There’s not much information to get. The most important variables in global macro are the economic conditions and how central banks respond to those conditions.
To get that information, I read the paper, look at the data, watch what the officials say, and try to read between the lines. From an actual trade point of view, it’s price action that determines when and where to put on a trade.
Otherwise, there’s a huge amount of noise in the world. Other people’s opinions are irrelevant. I can’t bear talking to salespeople because all they want to do is tell you something new, and things don’t change enough to warrant that. I don’t pick up the phone if I can avoid it.
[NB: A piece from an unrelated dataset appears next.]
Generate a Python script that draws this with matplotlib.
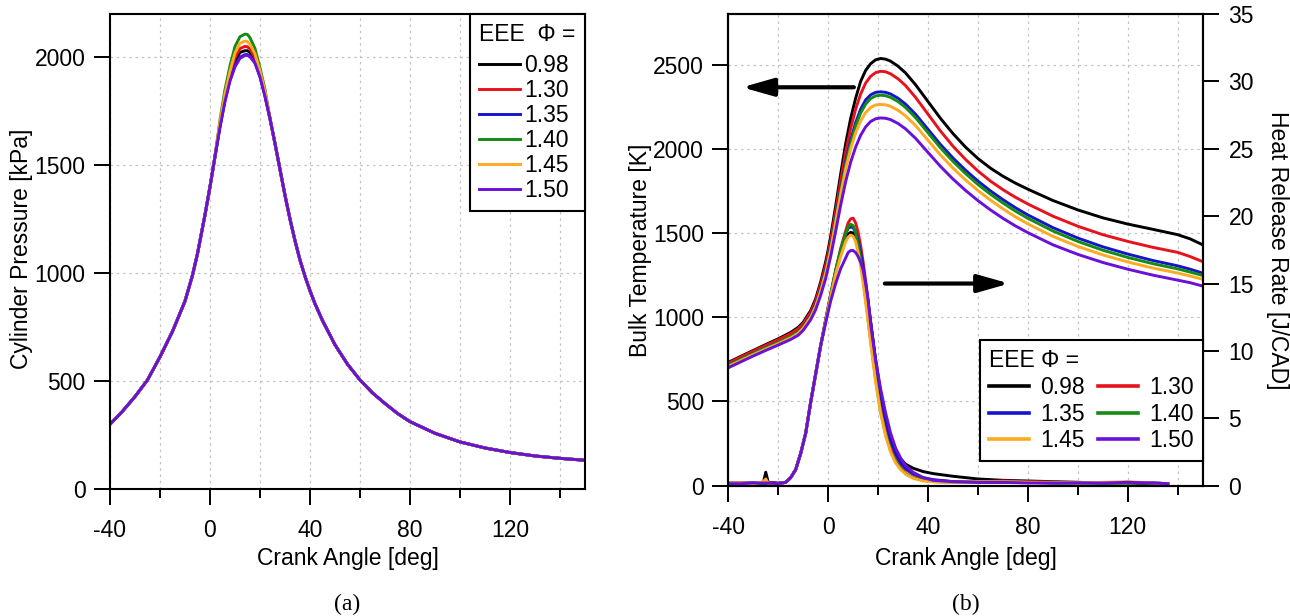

– The Currency Specialist, from Drobny’s Inside the House of Money
My take:
A big part of successful trading is learning how to effectively separate wheat from chaff and signal from noise.
This is no easy task.
We live in a world of 24/7 information flow. It’s easy to drown in the constant firehosing of data, opinions, and hot takes.
Traders get into trouble when they mistake the noise for actionable intelligence. This happens because they don’t yet have a framework for which to filter out what’s useful and what’s not.
All a framework is is a set of mental models, broad first principles, and general truths that you stress test for robustness and which hold up through time.
The key is to start with the simple truths and build, slowly, while never sacrificing veracity for complexity.
Munger gave a killer speech about how to do this back in the 90’s. Here’s a cut from it (emphasis mine).
Well, the first rule is that you can’t really know anything if you just remember isolated facts and try and bang ’em back. If the facts don’t hang together on a latticework of theory, you don’t have them in a usable form.
You’ve got to have models in your head. And you’ve got to array your experience both vicarious and direct on this latticework of models. You may have noticed students who just try to remember and pound back what is remembered. Well, they fail in school and in life. You’ve got to hang experience on a latticework of models in your head.